Hi,
die Bereitschaft der Gegenseite, auf die gesonderte Erstattung der Anwaltskosten zu verzichten, sagt schon einiges aus. Man war sich dort demnach keineswegs sicher, dass es durchgeht. Tatsächlich ist das rechtlich auch ein kitzliger Fall, denn die Frage ist ja, ob das Verwahren in einem zwar ungesperrt zugänglichen, aber nirgends nach außen hin beworbenen oder öffentlich verlinkten Verzeichnis überhaupt ein "Veröffentlichen" oder "Verwenden" im Rechtssinne darstellt.
Ich würde es eher verneinen, denn es ist ja auch kein urheberrechtswidriges öffentliches Ausstellen eines Bildes, wenn es in Deinem Wohnzimmer hängt und man es von außen durch ein Fenster sehen kann. Als Richter würde ich mir immer die Frage stellen, ob aus dem Speicherort überhaupt darauf geschlossen werden kann, dass man das andere sehen lassen wollte, bzw. ob man vielleicht nicht einmal die Möglichkeit erkannt hatte, dass man von außen darauf zugreifen kann.

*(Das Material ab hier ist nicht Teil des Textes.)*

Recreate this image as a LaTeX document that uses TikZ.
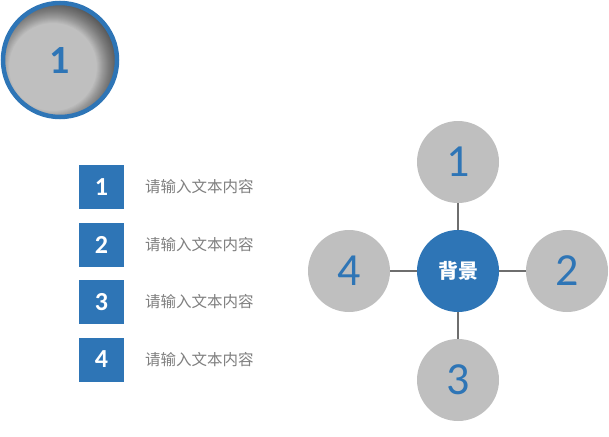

Wirklich bedauerlich ist, dass solche Dinge dann meist nicht vor einem Gericht entschieden werden, eben aufgrund der Angst vor den Kosten. Erfahrungsgemäß scheuen die Abmahner nämlich Auseinandersetzungen, bei denen sie sich nicht so ganz sicher sind, zu gewinnen. Wenn ein Präzedenzfall öffentlich wird, bei dem in so einem Grenzfall die Klage abgewiesen wird, verdirbt ihnen das das Geschäft mit der Angst. Es ist ja die Ungewissheit, die einen zahlen lässt, und könnte jeder googeln, dass ein Gericht die Klage in so einem Fall abgewiesen hat, wäre die beseitigt.
Das soll übrigens keine Kritik sein, ich kann es absolut verstehen, wenn man hier eine Risikoabwägung vornimmt. Generell finde ich, dass der europäische Gesetzgeber sich hier auch mal ein Beispiel am fair use-Prinzip nehmen sollte. Diskutiert wird darüber ja schon länger, und es wird Zeit, dass man den veränderten tatsächlichen Verhältnissen endlich Rechnung trägt.